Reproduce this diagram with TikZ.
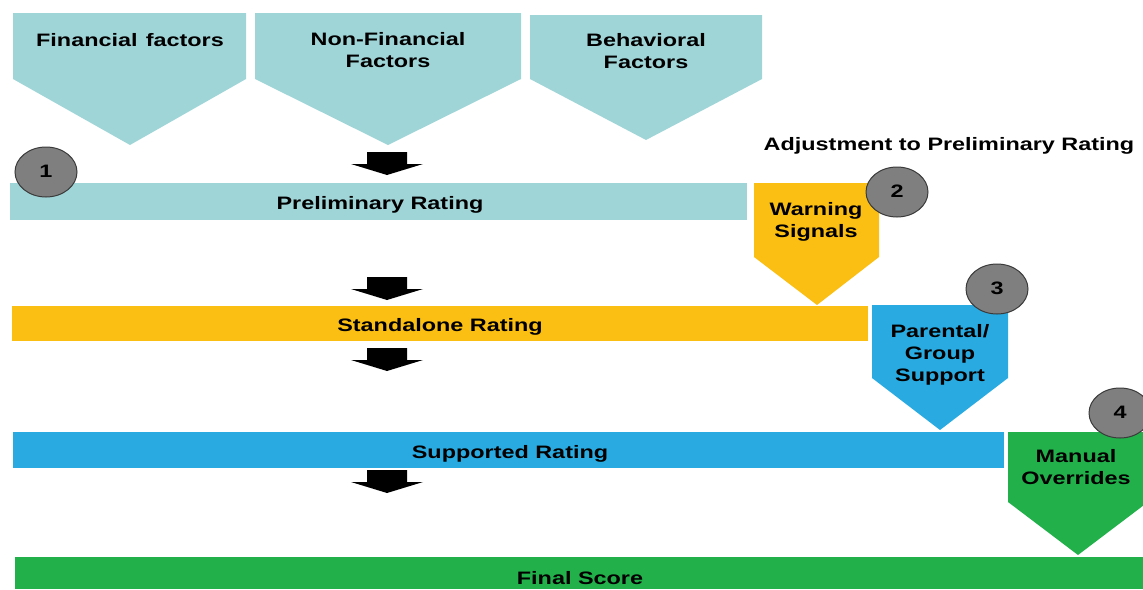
\documentclass[tikz,border=0pt]{standalone}
\usepackage{fontspec}
\setmainfont{Liberation Sans}
\usepackage{graphicx}
\usetikzlibrary{shapes.geometric}
\definecolor{cteal}{HTML}{A0D5D8}
\definecolor{cyellow}{HTML}{FBBF14}
\definecolor{cblue}{HTML}{29ABE2}
\definecolor{cgreen}{HTML}{22B04B}
\definecolor{cgray}{HTML}{7F7F7F}
\definecolor{cedge}{HTML}{3A3A3A}
\newcommand\wtxt[1]{\scalebox{1.3}[1]{\begin{tabular}{@{}c@{}}#1\end{tabular}}}
\begin{document}
\begin{tikzpicture}[x=1pt,y=-1pt,
  lbl/.style={font=\bfseries\fontsize{18}{22}\selectfont, text=black, inner sep=0pt},
  numlbl/.style={font=\bfseries\fontsize{18}{20}\selectfont, text=black, inner sep=0pt},
  badge/.style={ellipse, draw=cedge, fill=cgray, line width=1pt, minimum width=62pt, minimum height=50pt, inner sep=0pt},
  bararrow/.pic={\fill[black] (-20,0) -- (20,0) -- (20,12) -- (36,12) -- (0,23) -- (-36,12) -- (-20,12) -- cycle;}
]
\useasboundingbox (0,0) rectangle (1143,589);
\clip (0,0) rectangle (1143,589);

% top factor chevrons
\fill[cteal] (13,13) -- (246,13) -- (246,79) -- (130,145) -- (13,79) -- cycle;
\fill[cteal] (255,13) -- (521,13) -- (521,79) -- (388,145) -- (255,79) -- cycle;
\fill[cteal] (530,15) -- (762,15) -- (762,79) -- (646,140) -- (530,79) -- cycle;
\node[lbl] (fin) at (130,42) {\wtxt{Financial\hspace{0.35em}factors}};
\node[lbl] (nonfin) at (388,52) {\wtxt{Non-Financial\\Factors}};
\node[lbl] (beh) at (646,53) {\wtxt{Behavioral\\Factors}};

% bars
\fill[cteal] (10,183) rectangle (747,220);
\fill[cyellow] (12,306) rectangle (868,341);
\fill[cblue] (13,432) rectangle (1004,468);
\fill[cgreen] (15,557) rectangle (1143,589);
\node[lbl] (prelim) at (380,205) {\wtxt{Preliminary Rating}};
\node[lbl] (stand) at (440,327) {\wtxt{Standalone Rating}};
\node[lbl] (supp) at (510,454) {\wtxt{Supported Rating}};
\node[lbl] (final) at (580,580) {\wtxt{Final Score}};

% block arrows
\pic at (387,152) {bararrow};
\pic at (387,277) {bararrow};
\pic at (387,348) {bararrow};
\pic at (387,470) {bararrow};

% adjustment title
\node[lbl] (adj) at (949,146) {\wtxt{Adjustment to Preliminary Rating}};

% side chevrons
\fill[cyellow] (754,183) -- (879,183) -- (879,257) -- (817,305) -- (754,257) -- cycle;
\fill[cblue] (872,305) -- (1008,305) -- (1008,378) -- (940,430) -- (872,378) -- cycle;
\fill[cgreen] (1008,432) -- (1148,432) -- (1148,502) -- (1078,555) -- (1008,502) -- cycle;
\node[lbl] (warn) at (816,222) {\wtxt{Warning\\Signals}};
\node[lbl] (par) at (940,355) {\wtxt{Parental/\\Group\\Support}};
\node[lbl] (man) at (1076,469) {\wtxt{Manual\\Overrides}};

% numbered badges
\node[badge] (b1) at (46,172) {};
\node[badge] (b2) at (897,192) {};
\node[badge] (b3) at (997,289) {};
\node[badge] (b4) at (1120,413) {};
\node[numlbl] at ([yshift=-1pt]b1) {\wtxt{1}};
\node[numlbl] at ([yshift=-1pt]b2) {\wtxt{2}};
\node[numlbl] at ([yshift=-1pt]b3) {\wtxt{3}};
\node[numlbl] at ([yshift=-1pt]b4) {\wtxt{4}};
\end{tikzpicture}
\end{document}
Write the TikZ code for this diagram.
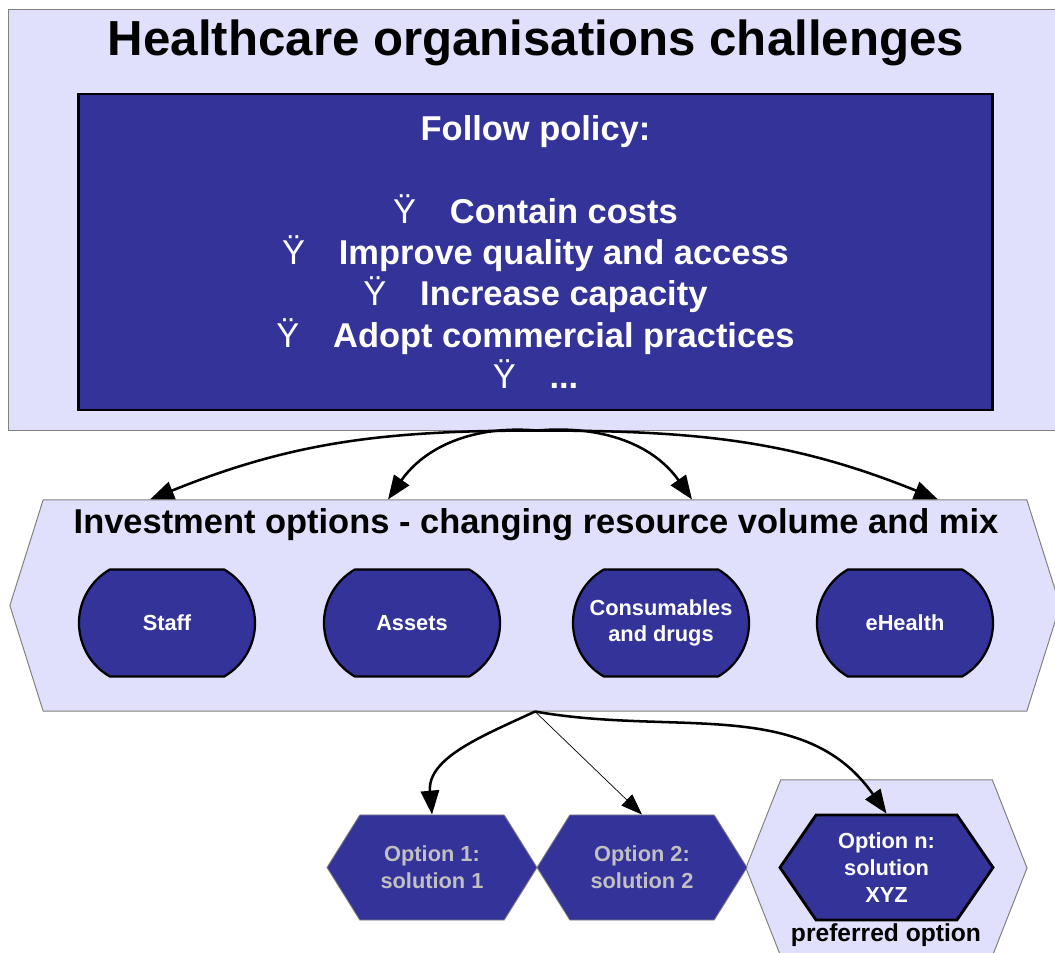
\documentclass[tikz,border=0pt]{standalone}
\usepackage{fontspec}
\setmainfont{Liberation Sans}
\usetikzlibrary{shapes.symbols, shapes.misc, arrows.meta, calc}
\definecolor{lila}{HTML}{E0E0FC}
\definecolor{indigo}{HTML}{333399}
\definecolor{gristexto}{HTML}{C0C0C0}
\definecolor{borde}{HTML}{808080}
\newcommand{\vineta}{{\mdseries Ÿ}\hspace{24pt}}
\tikzset{
  marco/.style={rectangle, draw=borde, line width=0.7pt, fill=lila},
  politica/.style={rectangle, draw=black, line width=2pt, fill=indigo, text=white,
                   font=\fontsize{24.5}{29.5}\selectfont\bfseries, align=center},
  recurso/.style={rounded rectangle, rounded rectangle arc length=120, draw=black, line width=1.6pt,
                  fill=indigo, text=white, font=\fontsize{15.5}{19}\selectfont\bfseries, align=center,
                  minimum width=4.4cm, minimum height=2.675cm, inner sep=0pt},
  opcion/.style={signal, signal to=east and west, signal pointer angle=116, draw=borde, line width=0.6pt,
                 fill=indigo, text=gristexto, font=\fontsize{15.5}{19}\selectfont\bfseries, align=center,
                 minimum width=5.25cm, minimum height=2.625cm, inner sep=0pt},
  flecha/.style={line width=1.8pt, -{Triangle[length=17pt, width=13pt]}},
  flechafina/.style={line width=0.5pt, -{Triangle[length=15pt, width=11pt]}}
}
\begin{document}
\begin{tikzpicture}[x=0.025cm, y=0.025cm]
  \clip (0,0) rectangle (1055,-953);
  % retos y politica
  \node (retos) [marco, minimum width=26.4cm, minimum height=10.5cm] at (537,-220) {};
  \node (titulo) [font=\fontsize{35}{42}\selectfont\bfseries] at (536,-43) {Healthcare organisations challenges};
  \node (politica) [politica, minimum width=22.825cm, minimum height=7.9cm] at (535.5,-252)
    {Follow policy:\\[29.5pt]
     \vineta Contain costs\\
     \vineta Improve quality and access\\
     \vineta Increase capacity\\
     \vineta Adopt commercial practices\\
     \vineta ...};
  % opciones de inversion
  \node (inversion) [marco, signal, signal to=east and west, signal pointer angle=145,
                     minimum width=26.25cm, minimum height=5.275cm] at (535,-605.5) {};
  \node (titinv) [font=\fontsize{24.5}{29.5}\selectfont\bfseries] at (536,-525)
    {Investment options - changing resource volume and mix};
  \node (staff) [recurso] at (167,-623) {Staff};
  \node (assets) [recurso] at (412,-623) {Assets};
  \node (consum) [recurso] at (661,-623) {Consumables\\ and drugs};
  \node (ehealth) [recurso] at (905,-623) {eHealth};
  \draw [flecha] (retos.south) to[out=180, in=22] ($(inversion.north)+(-385,0)$);
  \draw [flecha] (retos.south) to[out=175, in=55] ($(inversion.north)+(-147,0)$);
  \draw [flecha] (retos.south) to[out=5, in=125] ($(inversion.north)+(157,0)$);
  \draw [flecha] (retos.south) to[out=0, in=158] ($(inversion.north)+(403,0)$);
  % soluciones
  \node (preferida) [marco, signal, signal to=east and west, signal pointer angle=137,
                     minimum width=7.025cm, minimum height=4.4cm] at (886.5,-868) {};
  \node (op1) [opcion] at (432,-867.5) {Option 1:\\ solution 1};
  \node (op2) [opcion] at (642,-867.5) {Option 2:\\ solution 2};
  \node (opn) [opcion, signal pointer angle=111, minimum width=5.325cm, draw=black, line width=2pt,
               text=white] at (886.5,-867.5) {Option n:\\ solution\\ XYZ};
  \node (pref) [font=\fontsize{17.5}{21}\selectfont\bfseries] at (886,-935) {preferred option};
  \draw [flecha] (inversion.south) to[out=205, in=95] (op1.north);
  \draw [flechafina] (inversion.south) -- (op2.north);
  \draw [flecha] (inversion.south) to[out=-10, in=125] (opn.north);
\end{tikzpicture}
\end{document}
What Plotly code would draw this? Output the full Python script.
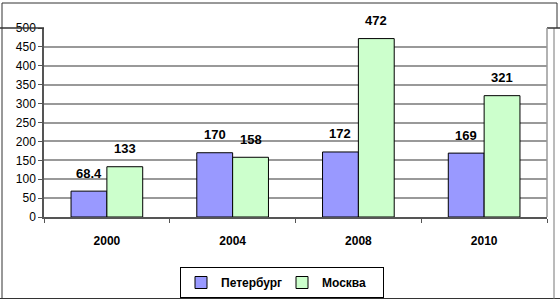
import plotly.graph_objects as go

years = ["2000", "2004", "2008", "2010"]
spb = [68.4, 170, 172, 169]
msk = [133, 158, 472, 321]
spb_labels = ["68.4", "170", "172", "169"]
msk_labels = ["133", "158", "472", "321"]
series_names = ["Петербург", "Москва"]
y_ticks = [0, 50, 100, 150, 200, 250, 300, 350, 400, 450, 500]

W, H = 560, 303
L, R, T, B = 44, 547, 28, 217  # plot area pixel box

def px(x):
    return (x - L) / (R - L)

def py(y):
    return (B - y) / (B - T)

fig = go.Figure()
fig.add_trace(go.Bar(x=years, y=spb, name=series_names[0],
                     marker=dict(color="#9999FF", line=dict(color="#000000", width=1))))
fig.add_trace(go.Bar(x=years, y=msk, name=series_names[1],
                     marker=dict(color="#CCFFCC", line=dict(color="#000000", width=1))))

ann = []
for i, y in enumerate(years):
    ann.append(dict(x=i, y=spb[i], text="<b>%s</b>" % spb_labels[i], showarrow=False,
                    xshift=-18, yshift=18, yanchor="middle",
                    font=dict(family="Arial", size=13, color="#000")))
    ann.append(dict(x=i, y=msk[i], text="<b>%s</b>" % msk_labels[i], showarrow=False,
                    xshift=18, yshift=18, yanchor="middle",
                    font=dict(family="Arial", size=13, color="#000")))

line_col = "#333333"
shapes = [
    # outer frame
    dict(type="line", xref="paper", yref="paper", x0=px(2), x1=px(2), y0=py(3), y1=py(299),
         line=dict(color=line_col, width=1)),
    dict(type="line", xref="paper", yref="paper", x0=px(2), x1=px(557), y0=py(3), y1=py(3),
         line=dict(color=line_col, width=1)),
    dict(type="line", xref="paper", yref="paper", x0=px(0), x1=px(560), y0=py(298.5), y1=py(298.5),
         line=dict(color=line_col, width=1)),
    dict(type="line", xref="paper", yref="paper", x0=px(557), x1=px(557), y0=py(3), y1=py(28),
         line=dict(color=line_col, width=1)),
    dict(type="line", xref="paper", yref="paper", x0=px(554), x1=px(554), y0=py(28), y1=py(299),
         line=dict(color="#777777", width=1)),
    dict(type="line", xref="paper", yref="paper", x0=px(0), x1=px(44), y0=py(28), y1=py(28),
         line=dict(color=line_col, width=1.5)),
    dict(type="line", xref="paper", yref="paper", x0=px(547), x1=px(560), y0=py(28), y1=py(28),
         line=dict(color=line_col, width=1.5)),
    # plot area right border
    dict(type="line", xref="paper", yref="paper", x0=1, x1=1, y0=0, y1=1,
         line=dict(color="#999999", width=1.5)),
]

fig.update_layout(
    width=W, height=H,
    margin=dict(l=L, r=W - R, t=T, b=H - B, pad=0, autoexpand=False),
    paper_bgcolor="white", plot_bgcolor="white",
    barmode="group", bargap=0.43, bargroupgap=0,
    font=dict(family="Arial", size=12, color="#000"),
    showlegend=True,
    legend=dict(orientation="h", x=px(180), y=py(267), xanchor="left", yanchor="top",
                bordercolor="#000000", borderwidth=1, bgcolor="white",
                font=dict(family="Arial", size=12, color="#000", weight="bold"),
                entrywidth=56, entrywidthmode="pixels", itemwidth=30),
    annotations=ann,
    shapes=shapes,
    xaxis=dict(type="category", range=[-0.5, len(years) - 0.5], autorange=False,
               showline=True, linecolor="#555555", linewidth=1.5, ticks="outside",
               tickson="boundaries", ticklen=4, tickcolor="#555555",
               tickfont=dict(family="Arial", size=12, color="#000", weight="bold"),
               ticklabelstandoff=12, showgrid=False),
    yaxis=dict(range=[0, 500], tickvals=y_ticks, showline=True, linecolor="#555555",
               linewidth=1.5, ticks="outside", ticklen=4, tickcolor="#555555",
               showgrid=True, gridcolor="#999999", gridwidth=1.5, zeroline=False,
               tickfont=dict(family="Arial", size=12, color="#000")),
)

fig.write_html("out.html")
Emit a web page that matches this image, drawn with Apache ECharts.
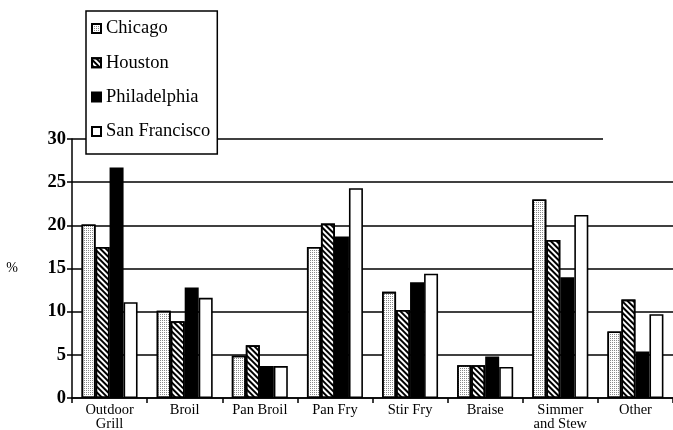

## TASK OBJECTIVE
Whenever "diagram" turns up in a line, pick that line out.

## EXERCISE SOLUTION
Reproduce this diagram with TikZ.
Write the TikZ code for this diagram.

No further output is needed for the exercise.